• **WHAT THE TASK ASKS**:
Copy out the listing in full, exactly as written, but not its pictures.

* begin SOURCE DATA *

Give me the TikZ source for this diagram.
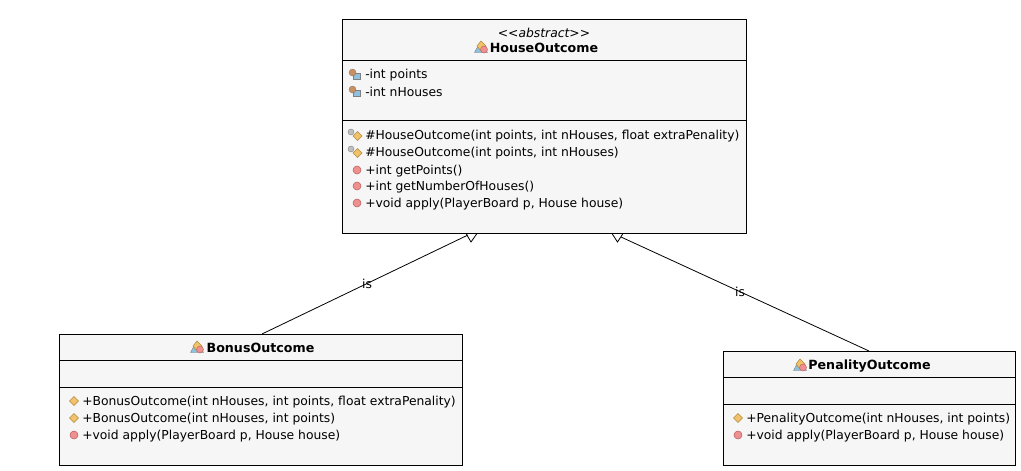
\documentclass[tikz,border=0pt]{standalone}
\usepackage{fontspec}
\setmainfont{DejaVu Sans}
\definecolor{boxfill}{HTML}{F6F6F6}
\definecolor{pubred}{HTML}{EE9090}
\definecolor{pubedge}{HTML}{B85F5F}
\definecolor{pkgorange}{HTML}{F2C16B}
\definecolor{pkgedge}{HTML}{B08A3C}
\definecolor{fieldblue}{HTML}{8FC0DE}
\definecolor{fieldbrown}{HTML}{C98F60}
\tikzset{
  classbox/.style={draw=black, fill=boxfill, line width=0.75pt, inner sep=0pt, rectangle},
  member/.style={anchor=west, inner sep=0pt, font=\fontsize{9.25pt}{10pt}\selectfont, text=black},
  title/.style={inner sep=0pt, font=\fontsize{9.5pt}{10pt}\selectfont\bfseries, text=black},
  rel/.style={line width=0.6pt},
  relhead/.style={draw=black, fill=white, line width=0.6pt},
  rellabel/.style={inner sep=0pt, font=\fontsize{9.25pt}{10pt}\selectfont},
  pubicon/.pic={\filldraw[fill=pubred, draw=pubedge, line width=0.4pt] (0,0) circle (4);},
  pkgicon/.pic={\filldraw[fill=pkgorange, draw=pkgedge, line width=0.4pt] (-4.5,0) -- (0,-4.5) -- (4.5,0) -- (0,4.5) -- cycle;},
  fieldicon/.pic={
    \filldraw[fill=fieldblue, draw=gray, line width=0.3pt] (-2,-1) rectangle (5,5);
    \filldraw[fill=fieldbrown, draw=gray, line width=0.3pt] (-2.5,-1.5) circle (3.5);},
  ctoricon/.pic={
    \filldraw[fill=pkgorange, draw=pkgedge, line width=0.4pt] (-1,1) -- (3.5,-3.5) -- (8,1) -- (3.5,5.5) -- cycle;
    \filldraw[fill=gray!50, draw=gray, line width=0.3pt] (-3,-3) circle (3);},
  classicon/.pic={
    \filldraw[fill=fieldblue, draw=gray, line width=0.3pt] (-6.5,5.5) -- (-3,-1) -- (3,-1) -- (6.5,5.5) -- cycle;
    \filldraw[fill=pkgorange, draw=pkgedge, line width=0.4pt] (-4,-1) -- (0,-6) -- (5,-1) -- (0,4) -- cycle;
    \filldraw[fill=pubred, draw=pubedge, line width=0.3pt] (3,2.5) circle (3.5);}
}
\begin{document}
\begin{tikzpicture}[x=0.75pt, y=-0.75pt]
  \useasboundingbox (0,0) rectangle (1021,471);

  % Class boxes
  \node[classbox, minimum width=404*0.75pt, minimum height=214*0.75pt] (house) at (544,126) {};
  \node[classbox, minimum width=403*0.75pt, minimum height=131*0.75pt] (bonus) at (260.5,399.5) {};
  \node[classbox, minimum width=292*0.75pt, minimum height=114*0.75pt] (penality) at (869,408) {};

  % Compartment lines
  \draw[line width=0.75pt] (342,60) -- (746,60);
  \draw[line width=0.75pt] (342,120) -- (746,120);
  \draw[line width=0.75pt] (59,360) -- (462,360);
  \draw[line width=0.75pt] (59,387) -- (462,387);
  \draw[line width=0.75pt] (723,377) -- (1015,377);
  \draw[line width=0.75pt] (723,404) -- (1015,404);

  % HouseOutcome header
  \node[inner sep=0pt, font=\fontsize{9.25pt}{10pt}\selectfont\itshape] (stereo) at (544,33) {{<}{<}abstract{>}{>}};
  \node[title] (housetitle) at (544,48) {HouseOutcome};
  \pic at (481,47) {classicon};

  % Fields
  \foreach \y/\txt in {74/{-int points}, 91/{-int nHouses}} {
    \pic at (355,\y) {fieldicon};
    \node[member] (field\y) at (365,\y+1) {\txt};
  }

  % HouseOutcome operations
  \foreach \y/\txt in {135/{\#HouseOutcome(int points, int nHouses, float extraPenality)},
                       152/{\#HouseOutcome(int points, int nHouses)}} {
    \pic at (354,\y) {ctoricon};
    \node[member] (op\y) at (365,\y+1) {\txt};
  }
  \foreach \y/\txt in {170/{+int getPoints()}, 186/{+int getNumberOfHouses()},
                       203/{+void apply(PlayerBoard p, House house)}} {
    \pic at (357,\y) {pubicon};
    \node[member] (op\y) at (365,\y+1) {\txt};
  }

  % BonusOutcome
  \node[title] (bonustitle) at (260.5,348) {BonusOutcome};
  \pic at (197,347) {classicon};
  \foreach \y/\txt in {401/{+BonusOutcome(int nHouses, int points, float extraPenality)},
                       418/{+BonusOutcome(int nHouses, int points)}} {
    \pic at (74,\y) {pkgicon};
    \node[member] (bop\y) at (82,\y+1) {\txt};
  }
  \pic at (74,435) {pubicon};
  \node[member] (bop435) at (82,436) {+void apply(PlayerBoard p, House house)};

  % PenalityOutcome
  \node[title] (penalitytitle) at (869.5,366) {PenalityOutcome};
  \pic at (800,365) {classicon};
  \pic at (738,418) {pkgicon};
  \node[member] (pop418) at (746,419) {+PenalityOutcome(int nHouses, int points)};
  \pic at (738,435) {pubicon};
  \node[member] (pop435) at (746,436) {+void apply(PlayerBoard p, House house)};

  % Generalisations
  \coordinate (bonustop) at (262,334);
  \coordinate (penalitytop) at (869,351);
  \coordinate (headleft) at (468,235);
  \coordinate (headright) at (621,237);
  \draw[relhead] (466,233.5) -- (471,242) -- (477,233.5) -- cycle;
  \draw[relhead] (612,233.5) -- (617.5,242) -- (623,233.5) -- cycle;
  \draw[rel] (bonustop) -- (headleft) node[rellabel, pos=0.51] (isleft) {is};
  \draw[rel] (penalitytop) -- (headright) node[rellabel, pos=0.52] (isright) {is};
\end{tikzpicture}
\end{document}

* end SOURCE DATA *

• **THE SOLUTION**:
Give me the TikZ source for this diagram.
\documentclass[tikz,border=0pt]{standalone}
\usepackage{fontspec}
\setmainfont{DejaVu Sans}
\definecolor{boxfill}{HTML}{F6F6F6}
\definecolor{pubred}{HTML}{EE9090}
\definecolor{pubedge}{HTML}{B85F5F}
\definecolor{pkgorange}{HTML}{F2C16B}
\definecolor{pkgedge}{HTML}{B08A3C}
\definecolor{fieldblue}{HTML}{8FC0DE}
\definecolor{fieldbrown}{HTML}{C98F60}
\tikzset{
  classbox/.style={draw=black, fill=boxfill, line width=0.75pt, inner sep=0pt, rectangle},
  member/.style={anchor=west, inner sep=0pt, font=\fontsize{9.25pt}{10pt}\selectfont, text=black},
  title/.style={inner sep=0pt, font=\fontsize{9.5pt}{10pt}\selectfont\bfseries, text=black},
  rel/.style={line width=0.6pt},
  relhead/.style={draw=black, fill=white, line width=0.6pt},
  rellabel/.style={inner sep=0pt, font=\fontsize{9.25pt}{10pt}\selectfont},
  pubicon/.pic={\filldraw[fill=pubred, draw=pubedge, line width=0.4pt] (0,0) circle (4);},
  pkgicon/.pic={\filldraw[fill=pkgorange, draw=pkgedge, line width=0.4pt] (-4.5,0) -- (0,-4.5) -- (4.5,0) -- (0,4.5) -- cycle;},
  fieldicon/.pic={
    \filldraw[fill=fieldblue, draw=gray, line width=0.3pt] (-2,-1) rectangle (5,5);
    \filldraw[fill=fieldbrown, draw=gray, line width=0.3pt] (-2.5,-1.5) circle (3.5);},
  ctoricon/.pic={
    \filldraw[fill=pkgorange, draw=pkgedge, line width=0.4pt] (-1,1) -- (3.5,-3.5) -- (8,1) -- (3.5,5.5) -- cycle;
    \filldraw[fill=gray!50, draw=gray, line width=0.3pt] (-3,-3) circle (3);},
  classicon/.pic={
    \filldraw[fill=fieldblue, draw=gray, line width=0.3pt] (-6.5,5.5) -- (-3,-1) -- (3,-1) -- (6.5,5.5) -- cycle;
    \filldraw[fill=pkgorange, draw=pkgedge, line width=0.4pt] (-4,-1) -- (0,-6) -- (5,-1) -- (0,4) -- cycle;
    \filldraw[fill=pubred, draw=pubedge, line width=0.3pt] (3,2.5) circle (3.5);}
}
\begin{document}
\begin{tikzpicture}[x=0.75pt, y=-0.75pt]
  \useasboundingbox (0,0) rectangle (1021,471);

  % Class boxes
  \node[classbox, minimum width=404*0.75pt, minimum height=214*0.75pt] (house) at (544,126) {};
  \node[classbox, minimum width=403*0.75pt, minimum height=131*0.75pt] (bonus) at (260.5,399.5) {};
  \node[classbox, minimum width=292*0.75pt, minimum height=114*0.75pt] (penality) at (869,408) {};

  % Compartment lines
  \draw[line width=0.75pt] (342,60) -- (746,60);
  \draw[line width=0.75pt] (342,120) -- (746,120);
  \draw[line width=0.75pt] (59,360) -- (462,360);
  \draw[line width=0.75pt] (59,387) -- (462,387);
  \draw[line width=0.75pt] (723,377) -- (1015,377);
  \draw[line width=0.75pt] (723,404) -- (1015,404);

  % HouseOutcome header
  \node[inner sep=0pt, font=\fontsize{9.25pt}{10pt}\selectfont\itshape] (stereo) at (544,33) {{<}{<}abstract{>}{>}};
  \node[title] (housetitle) at (544,48) {HouseOutcome};
  \pic at (481,47) {classicon};

  % Fields
  \foreach \y/\txt in {74/{-int points}, 91/{-int nHouses}} {
    \pic at (355,\y) {fieldicon};
    \node[member] (field\y) at (365,\y+1) {\txt};
  }

  % HouseOutcome operations
  \foreach \y/\txt in {135/{\#HouseOutcome(int points, int nHouses, float extraPenality)},
                       152/{\#HouseOutcome(int points, int nHouses)}} {
    \pic at (354,\y) {ctoricon};
    \node[member] (op\y) at (365,\y+1) {\txt};
  }
  \foreach \y/\txt in {170/{+int getPoints()}, 186/{+int getNumberOfHouses()},
                       203/{+void apply(PlayerBoard p, House house)}} {
    \pic at (357,\y) {pubicon};
    \node[member] (op\y) at (365,\y+1) {\txt};
  }

  % BonusOutcome
  \node[title] (bonustitle) at (260.5,348) {BonusOutcome};
  \pic at (197,347) {classicon};
  \foreach \y/\txt in {401/{+BonusOutcome(int nHouses, int points, float extraPenality)},
                       418/{+BonusOutcome(int nHouses, int points)}} {
    \pic at (74,\y) {pkgicon};
    \node[member] (bop\y) at (82,\y+1) {\txt};
  }
  \pic at (74,435) {pubicon};
  \node[member] (bop435) at (82,436) {+void apply(PlayerBoard p, House house)};

  % PenalityOutcome
  \node[title] (penalitytitle) at (869.5,366) {PenalityOutcome};
  \pic at (800,365) {classicon};
  \pic at (738,418) {pkgicon};
  \node[member] (pop418) at (746,419) {+PenalityOutcome(int nHouses, int points)};
  \pic at (738,435) {pubicon};
  \node[member] (pop435) at (746,436) {+void apply(PlayerBoard p, House house)};

  % Generalisations
  \coordinate (bonustop) at (262,334);
  \coordinate (penalitytop) at (869,351);
  \coordinate (headleft) at (468,235);
  \coordinate (headright) at (621,237);
  \draw[relhead] (466,233.5) -- (471,242) -- (477,233.5) -- cycle;
  \draw[relhead] (612,233.5) -- (617.5,242) -- (623,233.5) -- cycle;
  \draw[rel] (bonustop) -- (headleft) node[rellabel, pos=0.51] (isleft) {is};
  \draw[rel] (penalitytop) -- (headright) node[rellabel, pos=0.52] (isright) {is};
\end{tikzpicture}
\end{document}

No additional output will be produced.